Material provided
============
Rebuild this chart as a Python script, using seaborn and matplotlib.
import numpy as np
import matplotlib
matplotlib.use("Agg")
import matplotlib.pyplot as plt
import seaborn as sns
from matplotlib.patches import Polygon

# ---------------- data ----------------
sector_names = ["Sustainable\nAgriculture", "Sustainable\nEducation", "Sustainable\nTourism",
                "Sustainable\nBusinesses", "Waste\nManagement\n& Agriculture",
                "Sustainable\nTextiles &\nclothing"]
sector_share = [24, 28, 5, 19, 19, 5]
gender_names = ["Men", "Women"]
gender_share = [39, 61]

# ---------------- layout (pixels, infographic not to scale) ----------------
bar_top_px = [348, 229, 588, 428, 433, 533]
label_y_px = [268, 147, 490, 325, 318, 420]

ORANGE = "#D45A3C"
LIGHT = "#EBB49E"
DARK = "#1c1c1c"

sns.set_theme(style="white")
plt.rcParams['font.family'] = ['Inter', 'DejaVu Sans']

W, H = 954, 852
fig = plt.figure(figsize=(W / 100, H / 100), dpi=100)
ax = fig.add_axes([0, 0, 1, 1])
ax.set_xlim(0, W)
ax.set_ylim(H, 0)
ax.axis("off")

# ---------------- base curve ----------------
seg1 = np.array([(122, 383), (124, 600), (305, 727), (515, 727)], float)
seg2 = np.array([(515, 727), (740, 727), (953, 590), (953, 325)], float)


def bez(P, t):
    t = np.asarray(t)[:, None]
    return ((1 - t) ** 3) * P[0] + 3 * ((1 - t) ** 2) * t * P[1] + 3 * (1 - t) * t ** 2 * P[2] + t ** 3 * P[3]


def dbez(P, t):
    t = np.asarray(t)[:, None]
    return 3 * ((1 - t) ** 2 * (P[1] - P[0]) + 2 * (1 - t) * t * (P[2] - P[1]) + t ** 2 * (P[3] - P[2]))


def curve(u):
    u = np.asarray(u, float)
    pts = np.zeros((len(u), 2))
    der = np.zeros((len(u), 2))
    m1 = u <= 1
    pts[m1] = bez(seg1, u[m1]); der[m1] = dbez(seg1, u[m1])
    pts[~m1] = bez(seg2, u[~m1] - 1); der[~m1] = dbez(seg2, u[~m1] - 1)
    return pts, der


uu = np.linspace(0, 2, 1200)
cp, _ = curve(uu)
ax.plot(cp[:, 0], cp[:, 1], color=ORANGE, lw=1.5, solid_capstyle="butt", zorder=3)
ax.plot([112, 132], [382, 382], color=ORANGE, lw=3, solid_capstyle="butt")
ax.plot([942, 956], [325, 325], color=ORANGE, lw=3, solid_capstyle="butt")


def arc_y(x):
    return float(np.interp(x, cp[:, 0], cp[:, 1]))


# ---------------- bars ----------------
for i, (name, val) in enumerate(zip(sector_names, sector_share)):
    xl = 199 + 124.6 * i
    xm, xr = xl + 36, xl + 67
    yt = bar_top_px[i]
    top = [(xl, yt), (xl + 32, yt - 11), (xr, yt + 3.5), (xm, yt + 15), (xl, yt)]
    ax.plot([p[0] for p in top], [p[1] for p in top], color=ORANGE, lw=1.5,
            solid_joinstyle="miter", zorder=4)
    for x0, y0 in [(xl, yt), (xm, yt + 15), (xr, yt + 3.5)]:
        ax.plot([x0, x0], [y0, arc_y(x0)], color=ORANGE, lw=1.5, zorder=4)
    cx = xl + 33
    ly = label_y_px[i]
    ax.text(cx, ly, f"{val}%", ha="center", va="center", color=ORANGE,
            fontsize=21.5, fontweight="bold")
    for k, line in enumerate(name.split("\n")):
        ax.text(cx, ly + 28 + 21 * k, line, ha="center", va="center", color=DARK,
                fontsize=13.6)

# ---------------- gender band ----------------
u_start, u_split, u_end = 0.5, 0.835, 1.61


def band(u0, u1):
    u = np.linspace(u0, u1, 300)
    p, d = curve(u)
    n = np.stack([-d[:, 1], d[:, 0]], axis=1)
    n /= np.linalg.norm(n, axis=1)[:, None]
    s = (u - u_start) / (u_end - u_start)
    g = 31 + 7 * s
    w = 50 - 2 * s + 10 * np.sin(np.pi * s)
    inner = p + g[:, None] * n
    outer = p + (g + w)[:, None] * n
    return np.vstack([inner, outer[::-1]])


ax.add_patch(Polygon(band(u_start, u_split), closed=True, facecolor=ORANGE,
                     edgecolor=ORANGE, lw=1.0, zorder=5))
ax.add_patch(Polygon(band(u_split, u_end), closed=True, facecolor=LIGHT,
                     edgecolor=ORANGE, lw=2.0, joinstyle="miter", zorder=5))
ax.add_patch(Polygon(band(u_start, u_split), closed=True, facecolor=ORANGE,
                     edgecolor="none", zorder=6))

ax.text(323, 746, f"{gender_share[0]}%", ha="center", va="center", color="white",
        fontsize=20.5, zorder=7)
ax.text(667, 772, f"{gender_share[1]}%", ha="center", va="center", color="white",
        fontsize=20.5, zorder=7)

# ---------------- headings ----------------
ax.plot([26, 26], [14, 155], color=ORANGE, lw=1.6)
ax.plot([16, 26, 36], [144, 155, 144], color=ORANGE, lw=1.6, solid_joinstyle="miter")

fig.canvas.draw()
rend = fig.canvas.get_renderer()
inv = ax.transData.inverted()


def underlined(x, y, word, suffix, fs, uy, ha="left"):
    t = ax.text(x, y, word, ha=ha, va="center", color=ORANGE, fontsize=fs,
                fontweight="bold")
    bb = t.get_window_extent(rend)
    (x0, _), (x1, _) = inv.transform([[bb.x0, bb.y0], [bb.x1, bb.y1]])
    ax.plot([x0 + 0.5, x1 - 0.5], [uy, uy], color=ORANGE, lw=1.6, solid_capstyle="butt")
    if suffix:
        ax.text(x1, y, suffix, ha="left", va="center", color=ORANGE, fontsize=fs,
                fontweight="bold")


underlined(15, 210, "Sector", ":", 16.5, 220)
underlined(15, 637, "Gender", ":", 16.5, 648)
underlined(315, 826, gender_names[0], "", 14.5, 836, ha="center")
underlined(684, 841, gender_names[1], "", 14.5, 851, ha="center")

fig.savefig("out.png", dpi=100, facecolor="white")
============
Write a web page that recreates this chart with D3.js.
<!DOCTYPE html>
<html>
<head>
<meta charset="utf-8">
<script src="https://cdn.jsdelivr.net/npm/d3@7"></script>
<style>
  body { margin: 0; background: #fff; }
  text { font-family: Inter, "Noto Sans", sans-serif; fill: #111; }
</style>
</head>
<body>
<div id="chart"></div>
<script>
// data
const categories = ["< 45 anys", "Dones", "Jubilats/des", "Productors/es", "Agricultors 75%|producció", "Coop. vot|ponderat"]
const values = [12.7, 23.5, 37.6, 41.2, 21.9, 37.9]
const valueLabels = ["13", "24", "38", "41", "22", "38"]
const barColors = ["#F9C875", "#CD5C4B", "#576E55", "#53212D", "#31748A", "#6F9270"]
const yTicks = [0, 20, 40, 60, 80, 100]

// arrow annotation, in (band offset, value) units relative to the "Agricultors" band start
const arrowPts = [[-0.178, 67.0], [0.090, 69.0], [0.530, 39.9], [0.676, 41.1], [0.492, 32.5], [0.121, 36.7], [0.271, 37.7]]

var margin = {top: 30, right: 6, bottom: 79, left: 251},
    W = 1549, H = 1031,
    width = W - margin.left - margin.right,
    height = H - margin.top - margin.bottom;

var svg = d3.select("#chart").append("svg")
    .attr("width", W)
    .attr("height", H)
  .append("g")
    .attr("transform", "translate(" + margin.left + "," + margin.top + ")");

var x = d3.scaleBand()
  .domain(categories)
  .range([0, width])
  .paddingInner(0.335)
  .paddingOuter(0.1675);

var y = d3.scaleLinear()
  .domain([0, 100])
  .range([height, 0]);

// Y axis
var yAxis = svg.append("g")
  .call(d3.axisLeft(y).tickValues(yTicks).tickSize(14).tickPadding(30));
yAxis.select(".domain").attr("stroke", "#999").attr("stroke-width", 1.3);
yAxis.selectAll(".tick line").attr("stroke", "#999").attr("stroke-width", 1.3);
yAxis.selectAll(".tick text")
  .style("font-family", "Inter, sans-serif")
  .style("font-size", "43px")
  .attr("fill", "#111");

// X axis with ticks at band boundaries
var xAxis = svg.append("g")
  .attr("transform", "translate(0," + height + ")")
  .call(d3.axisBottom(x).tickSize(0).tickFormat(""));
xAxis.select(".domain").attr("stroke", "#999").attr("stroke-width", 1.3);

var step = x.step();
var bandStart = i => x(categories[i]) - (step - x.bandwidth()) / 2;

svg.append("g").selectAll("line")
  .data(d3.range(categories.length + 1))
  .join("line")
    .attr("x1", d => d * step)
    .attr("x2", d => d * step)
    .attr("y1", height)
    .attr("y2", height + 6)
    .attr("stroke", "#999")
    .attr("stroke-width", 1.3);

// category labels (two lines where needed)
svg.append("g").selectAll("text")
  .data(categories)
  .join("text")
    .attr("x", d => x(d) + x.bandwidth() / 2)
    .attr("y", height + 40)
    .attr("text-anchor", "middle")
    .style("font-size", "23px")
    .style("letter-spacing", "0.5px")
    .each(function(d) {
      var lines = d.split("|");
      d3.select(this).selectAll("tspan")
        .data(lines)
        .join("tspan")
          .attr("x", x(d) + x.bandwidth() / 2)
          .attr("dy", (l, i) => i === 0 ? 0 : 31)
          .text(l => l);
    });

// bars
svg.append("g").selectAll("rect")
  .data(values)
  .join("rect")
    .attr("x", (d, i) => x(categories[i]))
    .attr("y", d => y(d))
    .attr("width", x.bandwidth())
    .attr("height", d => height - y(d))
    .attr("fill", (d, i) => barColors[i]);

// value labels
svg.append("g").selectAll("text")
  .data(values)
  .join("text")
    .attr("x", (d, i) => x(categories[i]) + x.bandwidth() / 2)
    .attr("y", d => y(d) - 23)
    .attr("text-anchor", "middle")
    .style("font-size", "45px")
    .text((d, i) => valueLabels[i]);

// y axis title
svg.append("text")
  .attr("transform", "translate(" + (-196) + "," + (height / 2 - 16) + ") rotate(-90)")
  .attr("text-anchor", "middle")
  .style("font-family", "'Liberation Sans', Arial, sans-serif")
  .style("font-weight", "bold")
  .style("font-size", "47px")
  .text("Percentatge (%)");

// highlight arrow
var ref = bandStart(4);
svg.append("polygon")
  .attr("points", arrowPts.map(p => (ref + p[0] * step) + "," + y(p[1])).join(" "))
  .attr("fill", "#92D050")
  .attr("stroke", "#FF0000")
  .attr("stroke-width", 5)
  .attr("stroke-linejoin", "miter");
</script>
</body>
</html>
============
Task to carry out
Quote exactly the lines running from the line with "Rebuild this chart" through the line with "return ((1 - t)", both ends included, and nothing more.

The solution
Rebuild this chart as a Python script, using seaborn and matplotlib.
import numpy as np
import matplotlib
matplotlib.use("Agg")
import matplotlib.pyplot as plt
import seaborn as sns
from matplotlib.patches import Polygon

# ---------------- data ----------------
sector_names = ["Sustainable\nAgriculture", "Sustainable\nEducation", "Sustainable\nTourism",
                "Sustainable\nBusinesses", "Waste\nManagement\n& Agriculture",
                "Sustainable\nTextiles &\nclothing"]
sector_share = [24, 28, 5, 19, 19, 5]
gender_names = ["Men", "Women"]
gender_share = [39, 61]

# ---------------- layout (pixels, infographic not to scale) ----------------
bar_top_px = [348, 229, 588, 428, 433, 533]
label_y_px = [268, 147, 490, 325, 318, 420]

ORANGE = "#D45A3C"
LIGHT = "#EBB49E"
DARK = "#1c1c1c"

sns.set_theme(style="white")
plt.rcParams['font.family'] = ['Inter', 'DejaVu Sans']

W, H = 954, 852
fig = plt.figure(figsize=(W / 100, H / 100), dpi=100)
ax = fig.add_axes([0, 0, 1, 1])
ax.set_xlim(0, W)
ax.set_ylim(H, 0)
ax.axis("off")

# ---------------- base curve ----------------
seg1 = np.array([(122, 383), (124, 600), (305, 727), (515, 727)], float)
seg2 = np.array([(515, 727), (740, 727), (953, 590), (953, 325)], float)


def bez(P, t):
    t = np.asarray(t)[:, None]
    return ((1 - t) ** 3) * P[0] + 3 * ((1 - t) ** 2) * t * P[1] + 3 * (1 - t) * t ** 2 * P[2] + t ** 3 * P[3]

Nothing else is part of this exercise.